LISTING:
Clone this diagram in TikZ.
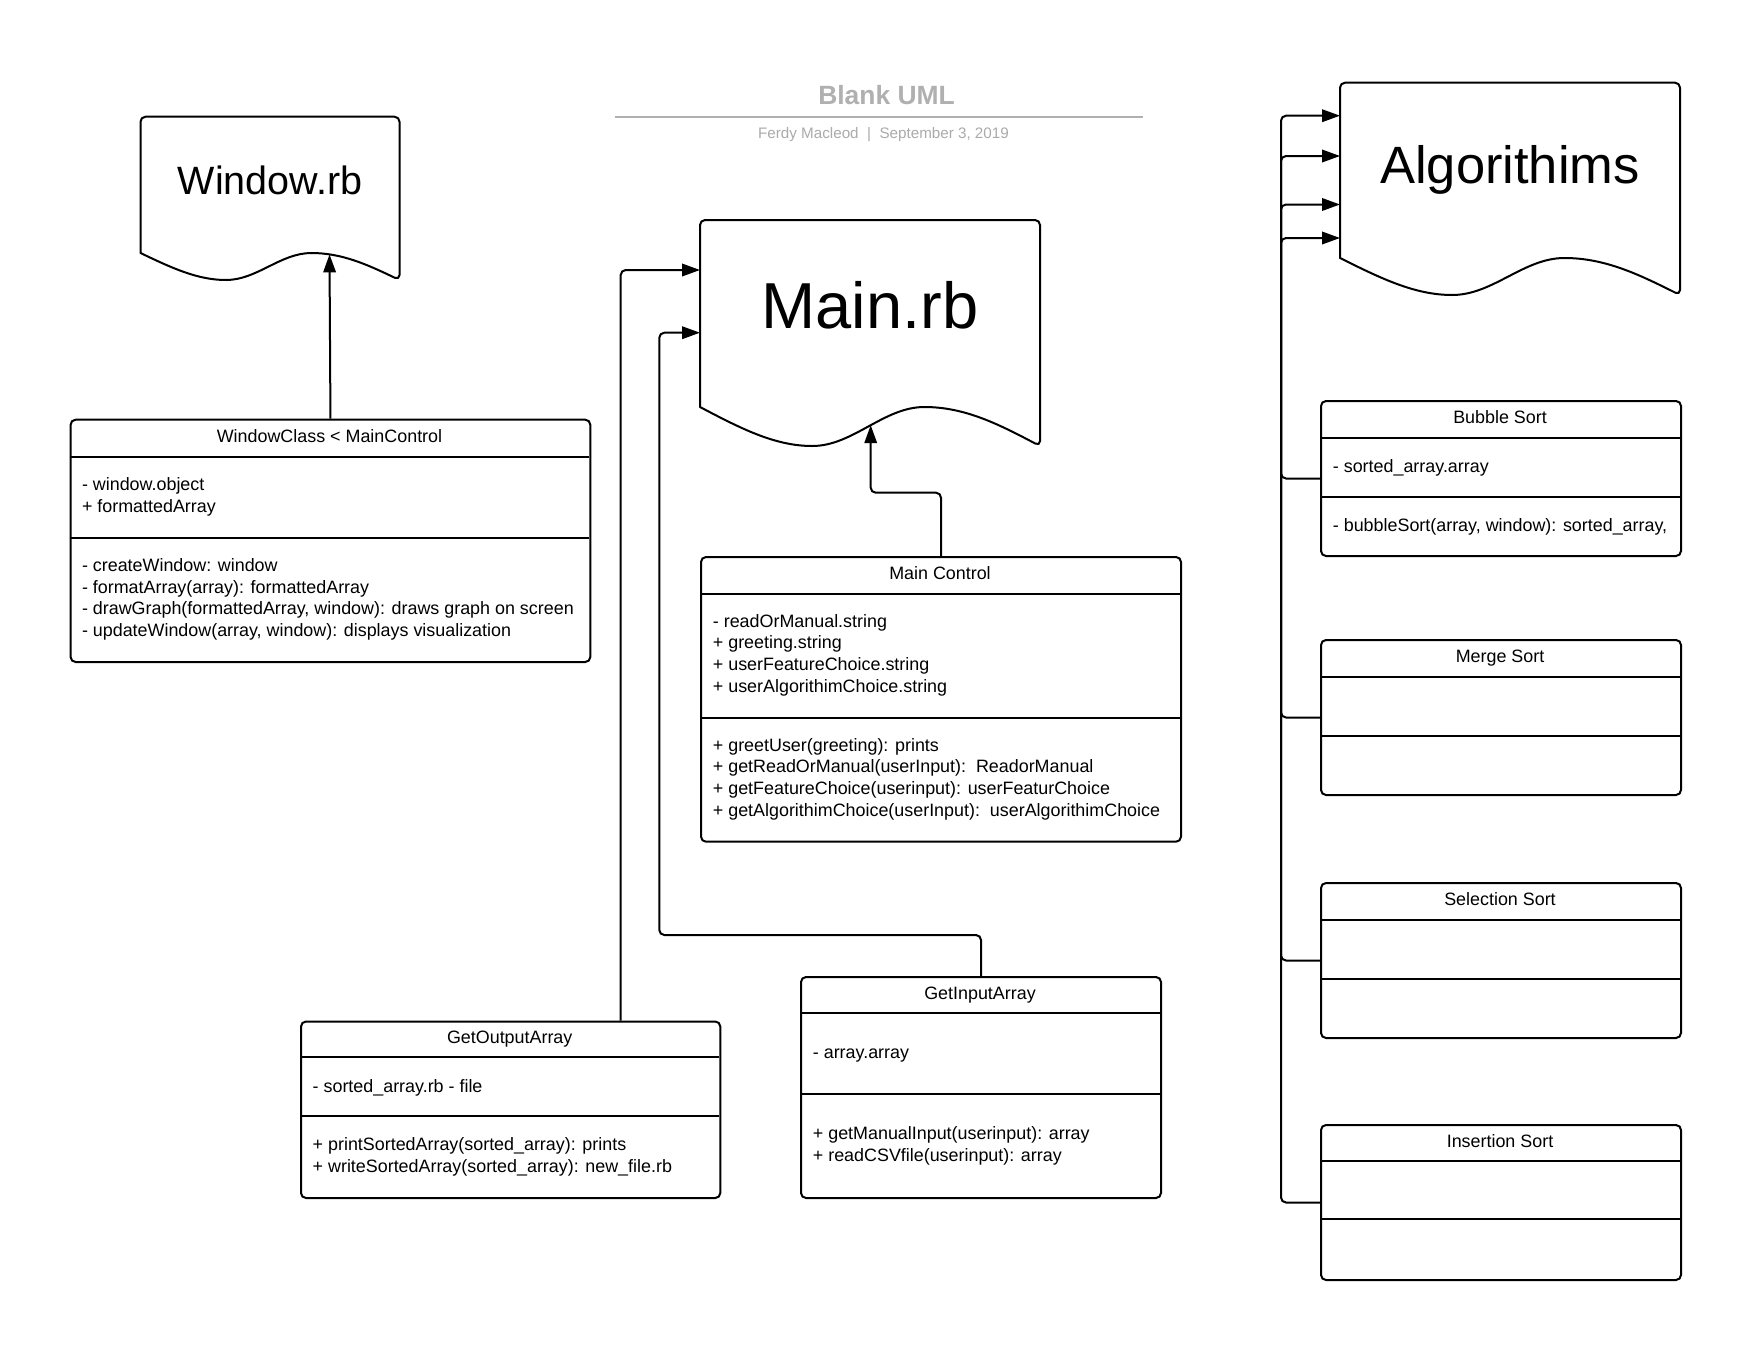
\documentclass[tikz,border=0pt]{standalone}
\usepackage{fontspec}
\setmainfont{Liberation Sans}
\usetikzlibrary{arrows.meta}
\definecolor{ttl}{HTML}{B0B0B0}
\definecolor{sub}{HTML}{ABABAB}
\tikzset{
  ln/.style={line width=2pt, black},
  arr/.style={ln, -{Triangle[length=18pt,width=12.5pt]}, rounded corners=5pt},
  umlbox/.style={draw, line width=2pt, rounded corners=5pt, inner sep=0pt, anchor=north west},
  body/.style={font=\fontsize{17.9}{21.6}\selectfont, anchor=base west, inner sep=0pt},
  head/.style={font=\fontsize{17.9}{21.6}\selectfont, anchor=base, inner sep=0pt},
  docline/.style={line width=2pt, black, line join=round},
}
\newcommand{\mydoc}[5]{%
  \pgfmathsetmacro\dW{#2-#1}%
  \draw[docline] (#2,{#4+#5}) .. controls ({#1+0.88*\dW},{#4+0.45*#5}) and ({#1+0.78*\dW},#4) .. ({#1+0.66*\dW},#4)
    .. controls ({#1+0.54*\dW},#4) and ({#1+0.45*\dW},{#4+#5}) .. ({#1+0.33*\dW},{#4+#5})
    .. controls ({#1+0.22*\dW},{#4+#5}) and ({#1+0.12*\dW},{#4+0.55*#5}) .. (#1,#4)
    [rounded corners=5pt] -- (#1,#3) -- (#2,#3) -- cycle;
}
\newcommand{\umlclass}[7]{%
  \node[umlbox, minimum width={#4-#2}, minimum height={#5-#3}] (#1) at (#2,#3) {};
  \draw[ln] (#2,#6) -- (#4,#6);
  \draw[ln] (#2,#7) -- (#4,#7);
}
\begin{document}
\begin{tikzpicture}[x=1pt,y=-1pt]
\fill[white] (0,0) rectangle (1760,1360);
\useasboundingbox (0,0) rectangle (1760,1360);

% title block
\node[font=\bfseries\fontsize{26.4}{30}\selectfont, text=ttl, anchor=base, inner sep=0pt] (title) at (886.5,104.5) {Blank UML};
\draw[line width=2pt, ttl] (615,117) -- (1142.6,117);
\node[font=\fontsize{15.2}{18}\selectfont, text=sub, anchor=base, inner sep=0pt] (subtitle) at (883.5,138) {Ferdy Macleod\ \ |\ \ September 3, 2019};

% documents
\mydoc{140.5}{399.5}{116.7}{253}{27}
\node[font=\fontsize{39.5}{47}\selectfont, anchor=base, inner sep=0pt] (wtxt) at (270,194) {Window.rb};
\mydoc{700}{1040}{220}{407}{39}
\node[font=\fontsize{65}{78}\selectfont, anchor=base, inner sep=0pt] (mtxt) at (870,328.5) {Main.rb};
\mydoc{1340}{1680}{82.7}{258}{37}
\node[font=\fontsize{52.5}{63}\selectfont, anchor=base, inner sep=0pt] (atxt) at (1510,183) {Algorithims};

\coordinate (winIn) at (329.5,254.4);
\coordinate (mainIn) at (870.7,425.2);
\coordinate (mainA) at (700,270);
\coordinate (mainB) at (700,332.7);
\coordinate (alg1) at (1340,115.7);
\coordinate (alg2) at (1340,156);
\coordinate (alg3) at (1340,204.5);
\coordinate (alg4) at (1340,238);

% WindowClass
\umlclass{wc}{69.6}{418.7}{589.3}{661}{456.8}{537.6}
\node[head] (wch) at (329.5,442) {WindowClass < MainControl};
\node[body] (wca1) at (81.8,490.5) {- window.object};
\node[body] (wca2) at (81.8,512.1) {+ formattedArray};
\node[body] (wcm1) at (81.8,571.7) {- createWindow: window};
\node[body] (wcm2) at (81.8,593.3) {- formatArray(array): formattedArray};
\node[body] (wcm3) at (81.8,614.9) {- drawGraph(formattedArray, window): draws graph on screen};
\node[body] (wcm4) at (81.8,636.5) {- updateWindow(array, window): displays visualization};

% Main Control
\umlclass{mc}{700}{556}{1180}{840.7}{593.5}{717.5}
\node[head] (mch) at (940,579.3) {Main Control};
\node[body] (mca1) at (712.7,627.3) {- readOrManual.string};
\node[body] (mca2) at (712.7,648.9) {+ greeting.string};
\node[body] (mca3) at (712.7,670.5) {+ userFeatureChoice.string};
\node[body] (mca4) at (712.7,692.1) {+ userAlgorithimChoice.string};
\node[body] (mcm1) at (712.7,751.2) {+ greetUser(greeting): prints};
\node[body] (mcm2) at (712.7,772.8) {+ getReadOrManual(userInput):\ \ ReadorManual};
\node[body] (mcm3) at (712.7,794.4) {+ getFeatureChoice(userinput): userFeaturChoice};
\node[body] (mcm4) at (712.7,816) {+ getAlgorithimChoice(userInput):\ \ userAlgorithimChoice};

% GetOutputArray
\umlclass{go}{300}{1020.5}{719.3}{1197}{1057}{1116}
\node[head] (goh) at (509.7,1043.8) {GetOutputArray};
\node[body] (goa1) at (312.5,1092.3) {- sorted\_array.rb - file};
\node[body] (gom1) at (312.5,1150.3) {+ printSortedArray(sorted\_array): prints};
\node[body] (gom2) at (312.5,1172) {+ writeSortedArray(sorted\_array): new\_file.rb};

% GetInputArray
\umlclass{gi}{800}{976}{1160}{1197}{1013}{1094}
\node[head] (gih) at (980,999.3) {GetInputArray};
\node[body] (gia1) at (812.7,1058.6) {- array.array};
\node[body] (gim1) at (812.7,1139.6) {+ getManualInput(userinput): array};
\node[body] (gim2) at (812.7,1161.3) {+ readCSVfile(userinput): array};

% sort classes
\umlclass{bs}{1320}{400}{1680}{555}{437.7}{497}
\node[head] (bsh) at (1500,423.3) {Bubble Sort};
\node[body] (bsa1) at (1332.7,472.3) {- sorted\_array.array};
\node[body] (bsm1) at (1332.7,531.7) {- bubbleSort(array, window): sorted\_array,};
\umlclass{ms}{1320}{639}{1680}{794}{676.7}{736}
\node[head] (msh) at (1500,662.3) {Merge Sort};
\umlclass{ss}{1320}{882}{1680}{1037}{920}{979}
\node[head] (ssh) at (1500,905.3) {Selection Sort};
\umlclass{is}{1320}{1124}{1680}{1279}{1161}{1219}
\node[head] (ish) at (1500,1147.3) {Insertion Sort};

% connectors
\draw[arr] (wc.north) -- (winIn);
\draw[arr] (mc.north) |- (mainIn |- 0,492.7) -- (mainIn);
\draw[arr] (go.north -| 620.7,0) |- (mainA);
\draw[arr] (gi.north) |- (659.3,935) |- (mainB);
\draw[arr] (bs.west) -| (alg1 -| 1281,0) -- (alg1);
\draw[arr] (ms.west) -| (alg2 -| 1281,0) -- (alg2);
\draw[arr] (ss.west) -| (alg3 -| 1281,0) -- (alg3);
\draw[arr] (is.west) -| (alg4 -| 1281,0) -- (alg4);
\end{tikzpicture}
\end{document}
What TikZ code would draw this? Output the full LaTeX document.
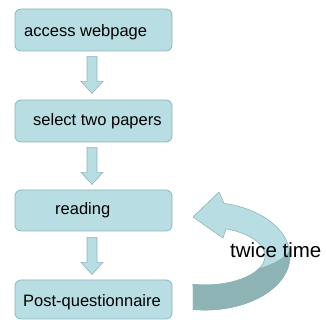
\documentclass[tikz,border=0pt]{standalone}
\usepackage{fontspec}
\setmainfont{Liberation Sans}
\usetikzlibrary{calc}
\definecolor{boxfill}{HTML}{B8DDE2}
\definecolor{boxline}{HTML}{8FB5BA}
\definecolor{bandback}{HTML}{8DB3B5}
\tikzset{
  stepbox/.style={draw=boxline, fill=boxfill, line width=0.8pt, rounded corners=6pt,
    minimum width=157pt, inner sep=0pt},
  steptext/.style={anchor=base west, inner sep=0pt, font=\fontsize{16.5}{18}\selectfont},
  looptext/.style={anchor=base west, inner sep=0pt, font=\fontsize{20.5}{24}\selectfont},
  pics/blockdown/.style={code={
    \draw[boxline, fill=boxfill, line width=0.6pt]
      (-5,0) -- (-5,-25) -- (-11,-25) -- (0,-37) -- (11,-25) -- (5,-25) -- (5,0) -- cycle;}}
}
\begin{document}
\begin{tikzpicture}[x=1pt,y=1pt]
\useasboundingbox (0,0) rectangle (326,320);

% process steps
\node[stepbox, minimum height=42pt] (b1) at (93.5,290) {};
\node[stepbox, minimum height=42pt] (b2) at (93.5,199) {};
\node[stepbox, minimum height=41pt] (b3) at (93.5,109.5) {};
\node[stepbox, minimum height=39pt] (b4) at (93.5,20.5) {};

\node[steptext] (t1) at (24,283.5) {access webpage};
\node[steptext] (t2) at (33,194) {select two papers};
\node[steptext] (t3) at (55,105) {reading};
\node[steptext] (t4) at (23,13.5) {Post-questionnaire};

% block arrows between the steps
\pic at ($(b1.south)+(-1.5,-5)$) {blockdown};
\pic at ($(b2.south)+(-1.5,-5)$) {blockdown};
\pic at ($(b3.south)+(-1.5,-6)$) {blockdown};

% curved return arrow from the questionnaire back to reading
\coordinate (C) at (205,64);
\path[draw=boxline, fill=boxfill, line width=0.6pt]
  ($(C)+(-101.5:60 and 29)$)
  arc[start angle=-101.5, end angle=69.5, x radius=60pt, y radius=29pt]
  -- (223,82) -- (193,103) -- (219,128)
  -- ($(C)+(77:85 and 54)$)
  arc[start angle=77, end angle=-98, x radius=85pt, y radius=54pt]
  -- cycle;
% darker underside of the ribbon
\path[draw=boxline, fill=bandback, line width=0.6pt]
  ($(C)+(5:85 and 54)$)
  arc[start angle=5, end angle=-98, x radius=85pt, y radius=54pt]
  -- ($(C)+(-101.5:60 and 29)$)
  arc[start angle=-101.5, end angle=-25, x radius=60pt, y radius=29pt]
  .. controls (270,54) and (284,61) .. cycle;

\node[looptext] (loop) at (230,62) {twice time};
\end{tikzpicture}
\end{document}
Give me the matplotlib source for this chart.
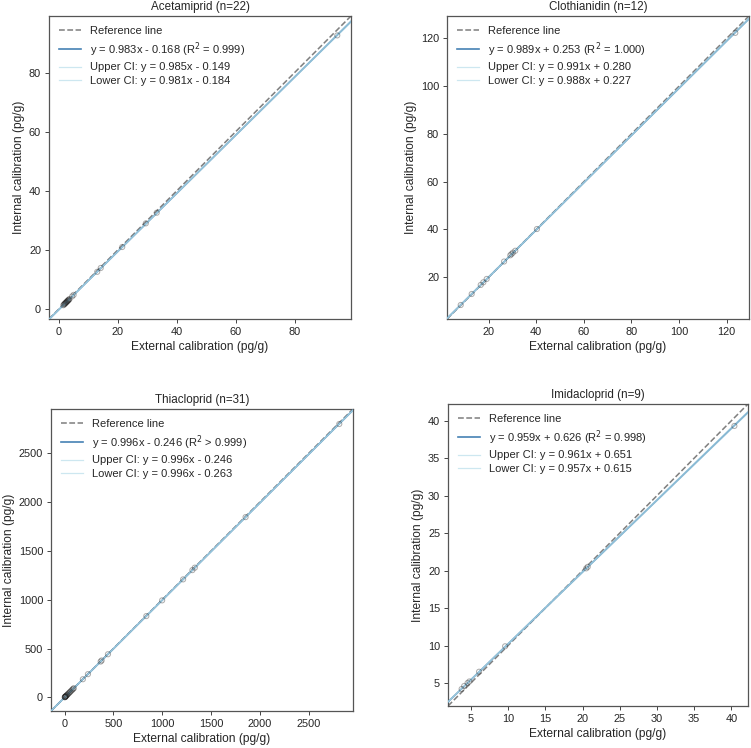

THE REQUEST:
Copy each line of the preceding data that contains the string "code".

EXERCISE SOLUTION:
What TikZ code would draw this? Output the full LaTeX document.
  pics/blockdown/.style={code={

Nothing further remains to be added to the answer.